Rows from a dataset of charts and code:
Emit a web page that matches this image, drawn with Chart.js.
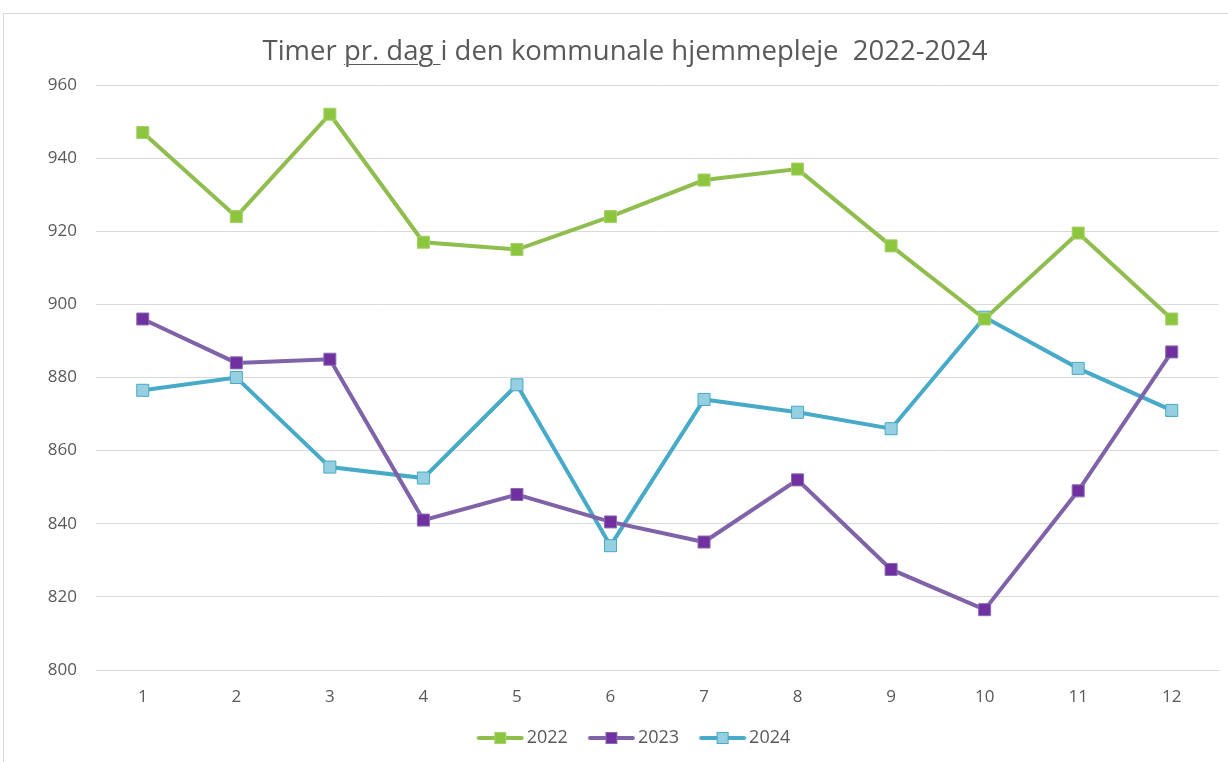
<!DOCTYPE html>
<html>
<head>
<meta charset="utf-8">
<script src="https://cdn.jsdelivr.net/npm/chart.js@4"></script>
<style>
  html, body { margin: 0; padding: 0; background: #fff; }
  #wrap { position: relative; width: 1228px; height: 762px; overflow: hidden; }
  #frame { position: absolute; left: 3px; top: 13px; width: 1300px; height: 800px; border: 1px solid #d9d9d9; box-sizing: border-box; }
  #title { position: absolute; left: 0; top: 31px; width: 1250px; text-align: center;
           font-family: 'Open Sans', sans-serif; font-size: 27.5px; color: #595959; }
  #title u { text-decoration-thickness: 1px; text-underline-offset: 4px; }
  canvas { position: absolute; left: 0; top: 0; }
</style>
</head>
<body>
<div id="wrap">
  <div id="frame"></div>
  <canvas id="chart" width="1228" height="762"></canvas>
  <div id="title">Timer <u>pr. dag </u>i den kommunale hjemmepleje&nbsp; 2022-2024</div>
</div>
<script>
// Måneder og værdier
const months = ['1', '2', '3', '4', '5', '6', '7', '8', '9', '10', '11', '12'];
const hours2022 = [947, 924, 952, 917, 915, 924, 934, 937, 916, 896, 919.5, 896];
const hours2023 = [896, 884, 885, 841, 848, 840.5, 835, 852, 827.5, 816.5, 849, 887];
const hours2024 = [876.5, 880, 855.5, 852.5, 878, 834, 874, 870.5, 866, 896.5, 882.5, 871];
const yTicks = [800, 820, 840, 860, 880, 900, 920, 940, 960];

// Legend-symbol: linje med firkant i midten (venstre del af lærredet er tom luft)
function legendIcon(line, fill, border) {
    const c = document.createElement('canvas');
    c.width = 64;
    c.height = 14;
    const g = c.getContext('2d');
    g.strokeStyle = line;
    g.lineWidth = 4;
    g.lineCap = 'round';
    g.beginPath();
    g.moveTo(18.5, 7);
    g.lineTo(61.5, 7);
    g.stroke();
    g.fillStyle = fill;
    g.fillRect(34, 1, 12, 12);
    g.strokeStyle = border;
    g.lineWidth = 1;
    g.strokeRect(34.5, 1.5, 11, 11);
    return c;
}

function series(label, data, line, fill, border) {
    return {
        label: label,
        data: data,
        borderColor: line,
        borderWidth: 4,
        pointStyle: 'rect',
        pointRadius: 8.5,
        pointHoverRadius: 8.5,
        pointBackgroundColor: fill,
        pointBorderColor: border,
        pointBorderWidth: 1,
        tension: 0,
        fill: false,
        icon: legendIcon(line, fill, border)
    };
}

// Flyt legenden lidt, så den står som i originalen
const legendShift = {
    id: 'legendShift',
    afterLayout: function(chart) {
        const lg = chart.legend;
        lg.left += 19;
        lg.right += 19;
        lg.top += 4;
        lg.bottom += 4;
    }
};

const ctx = document.getElementById('chart').getContext('2d');
new Chart(ctx, {
    type: 'line',
    data: {
        labels: months,
        datasets: [
            series('2022', hours2022, '#8fbe4e', '#8cc63f', '#a5d36a'),
            series('2023', hours2023, '#7f62a8', '#7030a0', '#8a6cb4'),
            series('2024', hours2024, '#46aac8', '#95cfe0', '#46aac8')
        ]
    },
    plugins: [legendShift],
    options: {
        responsive: false,
        animation: false,
        layout: {
            padding: { top: 85, right: 9, bottom: 9, left: 0 }
        },
        plugins: {
            title: { display: false },
            tooltip: { enabled: false },
            legend: {
                position: 'bottom',
                labels: {
                    usePointStyle: true,
                    pointStyleWidth: 51,
                    color: '#595959',
                    padding: 10,
                    font: { family: 'Open Sans', size: 18 },
                    generateLabels: function(chart) {
                        return chart.data.datasets.map((ds, i) => ({
                            text: ds.label,
                            pointStyle: ds.icon,
                            fontColor: '#595959',
                            hidden: false,
                            datasetIndex: i,
                            lineWidth: 0
                        }));
                    }
                }
            }
        },
        scales: {
            x: {
                offset: true,
                grid: { display: false, drawTicks: false },
                border: { display: true, color: '#d9d9d9', width: 1 },
                ticks: {
                    color: '#595959',
                    padding: 17,
                    font: { family: 'Open Sans', size: 17 }
                },
                afterFit: function(scale) { scale.height = 45; }
            },
            y: {
                min: 800,
                max: 960,
                afterBuildTicks: function(scale) {
                    scale.ticks = yTicks.map(v => ({ value: v }));
                },
                grid: { color: '#d9d9d9', lineWidth: 1, drawTicks: false },
                border: { display: false },
                ticks: {
                    color: '#595959',
                    padding: 19,
                    font: { family: 'Open Sans', size: 17 }
                },
                afterFit: function(scale) { scale.width = 96; }
            }
        }
    }
});
</script>
</body>
</html>
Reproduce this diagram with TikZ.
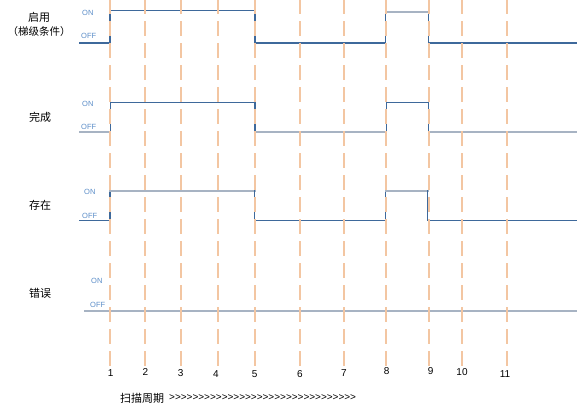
\documentclass[tikz,border=0pt]{standalone}
\usepackage{fontspec}
\setmainfont{Liberation Sans}
\newfontfamily\plainfont{Liberation Sans}
\newfontfamily\cjk{Noto Sans CJK SC}
\definecolor{gridorange}{RGB}{243,198,162}
\definecolor{sigblue}{RGB}{62,105,155}
\definecolor{siggray}{RGB}{167,179,195}
\definecolor{lblblue}{RGB}{91,141,200}
\begin{document}
\begin{tikzpicture}[x=1pt,y=-1pt,
  gridline/.style={draw=gridorange,line width=2pt,dash pattern=on 15pt off 7pt,dash phase=1pt},
  sig/.style={draw=sigblue,line width=1.3pt,line cap=rect},
  siggr/.style={draw=siggray,line width=1.6pt,line cap=rect},
  lvl/.style={font=\fontsize{7.5}{8}\selectfont,text=lblblue,inner sep=0,anchor=west},
  sname/.style={font=\cjk\fontsize{11}{13}\selectfont,inner sep=0},
  num/.style={font=\plainfont\fontsize{10}{12}\selectfont,inner sep=0}]
\useasboundingbox (0,0) rectangle (577,410);

% signal names
\node[sname] (n1) at (39,17) {启用};
\node[sname,font=\cjk\fontsize{10.5}{12}\selectfont] (n1b) at (39,32) {（梯级条件）};
\node[sname] (n2) at (40,117) {完成};
\node[sname] (n3) at (40,205) {存在};
\node[sname] (n4) at (40,293) {错误};

% level labels
\node[lvl] (on1) at (82,13) {ON};
\node[lvl] (off1) at (81,36) {OFF};
\node[lvl] (on2) at (82,104) {ON};
\node[lvl] (off2) at (81,127) {OFF};
\node[lvl] (on3) at (84,191.7) {ON};
\node[lvl] (off3) at (82,216) {OFF};
\node[lvl] (on4) at (91,280.7) {ON};
\node[lvl] (off4) at (90,305) {OFF};

% signal 1
\draw[sig] (80,43) -- (110,43) -- (110,10.5) -- (255,10.5) -- (255,43) -- (385.7,43) -- (385.7,12);
\draw[siggr] (385.7,12) -- (428.7,12);
\draw[sig] (428.7,12) -- (428.7,43) -- (577,43);
% signal 2
\draw[siggr] (80,131.7) -- (110.5,131.7);
\draw[sig] (110.5,131.7) -- (110.5,102.3) -- (255,102.3) -- (255,131.7);
\draw[siggr] (255,131.7) -- (386.3,131.7);
\draw[sig] (386.3,131.7) -- (386.3,102.3) -- (428.7,102.3) -- (428.7,131.7);
\draw[siggr] (428.7,131.7) -- (577,131.7);
% signal 3
\draw[sig] (80,220.3) -- (110,220.3) -- (110,190.7);
\draw[siggr] (110,190.7) -- (254.7,190.7);
\draw[sig] (254.7,190.7) -- (254.7,220.3) -- (385.7,220.3) -- (385.7,190.7);
\draw[siggr] (385.7,190.7) -- (427.7,190.7);
\draw[sig] (427.7,190.7) -- (427.7,220.3) -- (577,220.3);
% signal 4
\draw[siggr] (85,311) -- (577,311);

% scan grid
\foreach \x in {110,144.5,181,218,255,299.5,344,386,429,461.5,507}
  \draw[gridline] (\x,0) -- (\x,367);

% cycle numbers
\foreach \n/\x/\y in {1/110.7/373,2/145.5/372,3/180.7/373,4/216/374,5/254.7/374,6/300/374,7/344/373,8/386.7/371,9/430.7/371,10/462/372,11/505/374}
  \node[num] (c\n) at (\x,\y) {\n};

% axis caption
\node[sname,anchor=west] (scan) at (120,398) {扫描周期};
\node[num,anchor=west] (arrows) at (169,398) {>>>>>>>>>>>>>>>>>>>>>>>>>>>>>>>>};
\end{tikzpicture}
\end{document}
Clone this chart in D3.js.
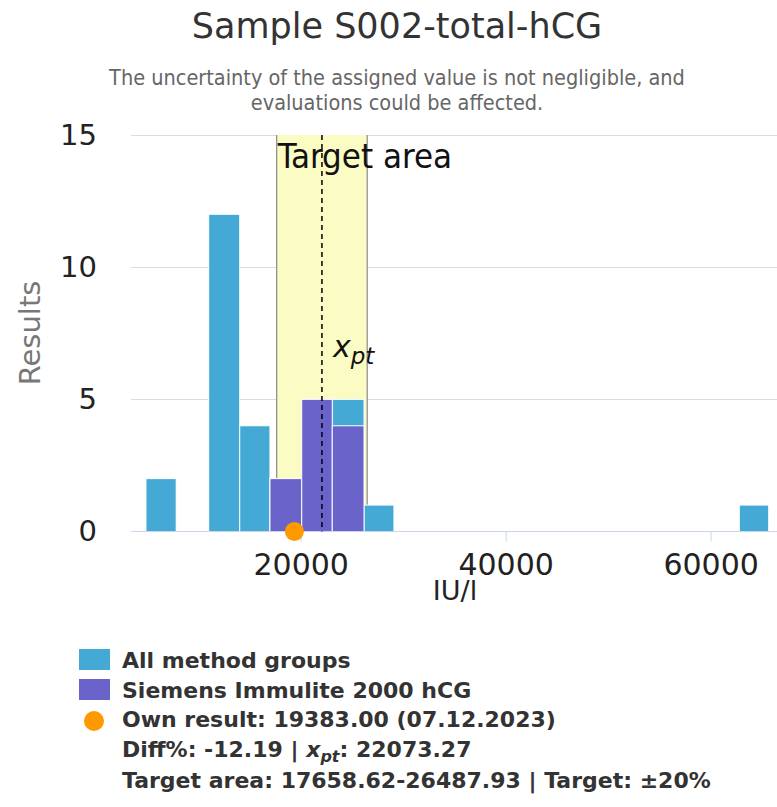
<!DOCTYPE html>
<html>
<head>
<meta charset="utf-8">
<script src="https://cdn.jsdelivr.net/npm/d3@7"></script>
<style>
  body { margin: 0; background: #fff; }
  text { font-family: "DejaVu Sans", sans-serif; }
</style>
</head>
<body>
<svg id="chart" width="777" height="807"></svg>
<script>
// histogram bins (IU/l)
const binStart = [4900, 11020, 14050, 17000, 20100, 23080, 26180, 62800];
const binEnd = [7850, 14050, 17000, 20100, 23080, 26180, 29100, 65670];
const allCounts = [2, 12, 4, 2, 5, 5, 1, 1];
const methodCounts = [0, 0, 0, 2, 5, 4, 0, 0];

const xTicks = [20000, 40000, 60000];
const yTicks = [0, 5, 10, 15];

const ownResult = 19383.0;
const xpt = 22073.27;
const targetLow = 17658.62;
const targetHigh = 26487.93;

const legendLines = [
  "All method groups",
  "Siemens Immulite 2000 hCG",
  "Own result: 19383.00 (07.12.2023)",
  "Diff%: -12.19 | XPT: 22073.27",
  "Target area: 17658.62-26487.93 | Target: ±20%"
];

const blue = "#45a9d5", purple = "#6a63c9", orange = "#ff9900";

const svg = d3.select("#chart");
svg.append("rect").attr("width", 777).attr("height", 807).attr("fill", "#fff");

const x = d3.scaleLinear().domain([3440, 66480]).range([131, 777]);
const y = d3.scaleLinear().domain([0, 15]).range([531.5, 135]);

// title + subtitle
svg.append("text")
  .attr("x", 397).attr("y", 38)
  .attr("text-anchor", "middle")
  .style("font-size", "35px").attr("fill", "#333")
  .text("Sample S002-total-hCG");

const sub = svg.append("text")
  .attr("text-anchor", "middle")
  .style("font-size", "21.5px").style("font-stretch", "condensed")
  .attr("fill", "#666");
sub.append("tspan").attr("x", 397).attr("y", 85)
  .text("The uncertainty of the assigned value is not negligible, and");
sub.append("tspan").attr("x", 397).attr("y", 110)
  .text("evaluations could be affected.");

// grid
svg.append("g")
  .selectAll("line")
  .data(yTicks.filter(d => d > 0))
  .join("line")
  .attr("x1", 131).attr("x2", 777)
  .attr("y1", d => Math.round(y(d)) + 0.5).attr("y2", d => Math.round(y(d)) + 0.5)
  .attr("stroke", "#dcdcdc");

// target area
svg.append("rect")
  .attr("x", x(targetLow)).attr("y", y(15))
  .attr("width", x(targetHigh) - x(targetLow))
  .attr("height", y(0) - y(15))
  .attr("fill", "#fbfcc4");
svg.selectAll("line.tgt")
  .data([targetLow, targetHigh])
  .join("line")
  .attr("class", "tgt")
  .attr("x1", d => x(d)).attr("x2", d => x(d))
  .attr("y1", y(15)).attr("y2", y(0))
  .attr("stroke", "#888").attr("stroke-width", 1.2);

// bars
const bins = binStart.map((s, i) => ({ s, e: binEnd[i], all: allCounts[i], m: methodCounts[i] }));
svg.append("g")
  .selectAll("rect")
  .data(bins)
  .join("rect")
  .attr("x", d => x(d.s)).attr("width", d => x(d.e) - x(d.s))
  .attr("y", d => y(d.all)).attr("height", d => y(0) - y(d.all))
  .attr("fill", blue).attr("stroke", "#fff").attr("stroke-width", 1);
svg.append("g")
  .selectAll("rect")
  .data(bins.filter(d => d.m > 0))
  .join("rect")
  .attr("x", d => x(d.s)).attr("width", d => x(d.e) - x(d.s))
  .attr("y", d => y(d.m)).attr("height", d => y(0) - y(d.m))
  .attr("fill", purple).attr("stroke", "#fff").attr("stroke-width", 1);

// x axis
const xAxis = svg.append("g")
  .attr("transform", `translate(0,${y(0)})`)
  .call(d3.axisBottom(x).tickValues(xTicks).tickSize(10).tickPadding(12).tickFormat(d3.format("d")));
xAxis.select(".domain").remove();
xAxis.selectAll("line").attr("stroke", "#ccd6eb");
xAxis.selectAll("text").style("font-size", "30px").attr("fill", "#222")
  .attr("dy", "0.71em");
svg.append("line")
  .attr("x1", 131).attr("x2", 777).attr("y1", y(0)).attr("y2", y(0))
  .attr("stroke", "#ccd6eb");

svg.append("text")
  .attr("x", 455).attr("y", 600).attr("text-anchor", "middle")
  .style("font-size", "27px").attr("fill", "#222").text("IU/l");

// y axis
const yAxis = svg.append("g")
  .attr("transform", "translate(131,0)")
  .call(d3.axisLeft(y).tickValues(yTicks).tickSize(0).tickPadding(34));
yAxis.select(".domain").remove();
yAxis.selectAll("text").style("font-size", "29px").attr("fill", "#222");

svg.append("text")
  .attr("transform", "translate(40,333) rotate(-90)")
  .attr("text-anchor", "middle")
  .style("font-size", "29px").attr("fill", "#777").text("Results");

// xpt line + labels
svg.append("line")
  .attr("x1", x(xpt)).attr("x2", x(xpt))
  .attr("y1", y(15)).attr("y2", y(0))
  .attr("stroke", "#000").attr("stroke-width", 1.5)
  .attr("stroke-dasharray", "5,4");

svg.append("text")
  .attr("x", x(targetLow) + 1).attr("y", 168)
  .style("font-size", "34.5px").style("font-stretch", "condensed")
  .attr("fill", "#111").text("Target area");

const xl = svg.append("text")
  .attr("x", 333).attr("y", 357)
  .style("font-size", "30px").attr("fill", "#111");
xl.append("tspan").style("font-style", "italic").text("x");
xl.append("tspan").style("font-style", "italic").style("font-size", "23px")
  .attr("dy", 7).text("pt");

// own result
svg.append("circle")
  .attr("cx", x(ownResult)).attr("cy", y(0)).attr("r", 9.5)
  .attr("fill", orange);

// legend
const lg = svg.append("g");
[blue, purple].forEach((c, i) => {
  lg.append("rect").attr("x", 79).attr("y", 649 + i * 30)
    .attr("width", 31).attr("height", 21).attr("fill", c);
});
lg.append("circle").attr("cx", 94).attr("cy", 721).attr("r", 10).attr("fill", orange);

const rowY = [668, 698, 727, 757, 788];
legendLines.forEach((t, i) => {
  const tx = lg.append("text").attr("x", 122).attr("y", rowY[i])
    .style("font-size", "22px").style("font-weight", "bold").attr("fill", "#333");
  if (t.includes("XPT")) {
    const [a, b] = t.split("XPT");
    tx.append("tspan").text(a);
    tx.append("tspan").style("font-style", "italic").text("x");
    tx.append("tspan").style("font-style", "italic").style("font-size", "16px")
      .attr("dy", 5).text("pt");
    tx.append("tspan").attr("dy", -5).text(b);
  } else {
    tx.text(t);
  }
});
</script>
</body>
</html>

- [What you need to do]
Skip the pictures. Set down only the lines from the one containing "Reproduce this diagram with TikZ." through the one containing "(n4) at (40,293)", exactly as they appear, ends included.

- [Expected answer]
Reproduce this diagram with TikZ.
\documentclass[tikz,border=0pt]{standalone}
\usepackage{fontspec}
\setmainfont{Liberation Sans}
\newfontfamily\plainfont{Liberation Sans}
\newfontfamily\cjk{Noto Sans CJK SC}
\definecolor{gridorange}{RGB}{243,198,162}
\definecolor{sigblue}{RGB}{62,105,155}
\definecolor{siggray}{RGB}{167,179,195}
\definecolor{lblblue}{RGB}{91,141,200}
\begin{document}
\begin{tikzpicture}[x=1pt,y=-1pt,
  gridline/.style={draw=gridorange,line width=2pt,dash pattern=on 15pt off 7pt,dash phase=1pt},
  sig/.style={draw=sigblue,line width=1.3pt,line cap=rect},
  siggr/.style={draw=siggray,line width=1.6pt,line cap=rect},
  lvl/.style={font=\fontsize{7.5}{8}\selectfont,text=lblblue,inner sep=0,anchor=west},
  sname/.style={font=\cjk\fontsize{11}{13}\selectfont,inner sep=0},
  num/.style={font=\plainfont\fontsize{10}{12}\selectfont,inner sep=0}]
\useasboundingbox (0,0) rectangle (577,410);

% signal names
\node[sname] (n1) at (39,17) {启用};
\node[sname,font=\cjk\fontsize{10.5}{12}\selectfont] (n1b) at (39,32) {（梯级条件）};
\node[sname] (n2) at (40,117) {完成};
\node[sname] (n3) at (40,205) {存在};
\node[sname] (n4) at (40,293) {错误};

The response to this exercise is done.